553.4
Ways out of Dualism? the Politics of LM Reform in Japan and South Korea

Friday, 20 July 2018: 11:15
Location: 711 (MTCC SOUTH BUILDING)
Oral Presentation
Soonmee KWON, Employment & Labor Training Institute, South Korea
Jong-Soon AHN, University of Korea, South Korea
Ijin HONG, Yonsei University, Republic of Korea
Liberalization processes often forced industrialised countries to undergo several reforms of their labour markets (Streeck and Thelen 2005, Fleckenstein et al. 2011): East Asian countries are no exception to this (Dore 2000, Chan and Ngok 2011, Lee 2016). This study aims to describe how the traditionally ‘frozen’ industry-based coordinated market economies of South Korea and Japan (Soskice and Hall 2001, Amable 2003) coped with this challenge. By using a most-similar-systems research design (Ragin 2014), we highlight how political features such as the constitutional and partisan distribution of veto power are more useful in interpreting recent labour market reforms in South Korea and Japan, than structural elements such as globalization and industrialization. Our comparison is going to be focused on recent labour market reforms from the conservative Abe government in Japan and the centre-left administration of Moon in South Korea. We argue that they are both showing signs of a path shift in their recent labour market reforms (2016 in Japan, 2017 in South Korea). This might be the result of a gradual change that took place since from the neoliberal reforms of the 1990s, in the face of a worsening dualization of their respective labour markets. However, concerns exist over difficult implementation of such policies, as it often happens for gradual institutional change (Streeck and Thelen 2005).

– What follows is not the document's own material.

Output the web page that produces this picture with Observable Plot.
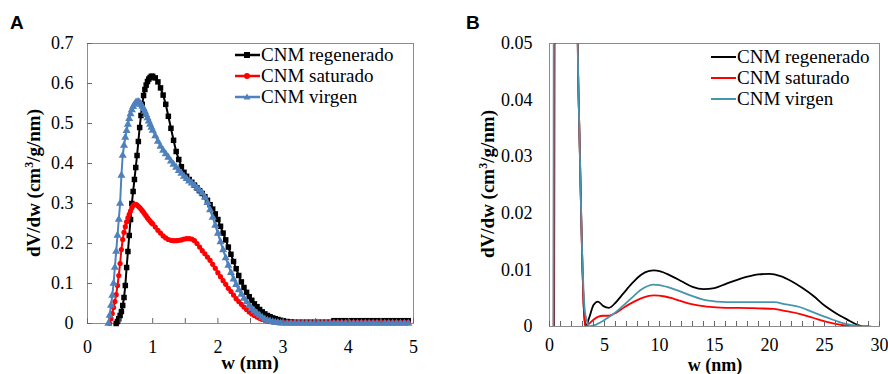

In Japan, although a stable majority in the Diet has been secured for a long time, de-regulatory and re-regulatory reforms are only gradually taking place, the latter being ostracized from organized labour and the white-collar class from the Komeito and the politically independent parties. In Korea, notwithstanding a strong presidential system, highly fragmented labour unions, several strands of opposition power in the general assembly, and the conservative stance of most of these political actors, are creating strains in reforming the labour market.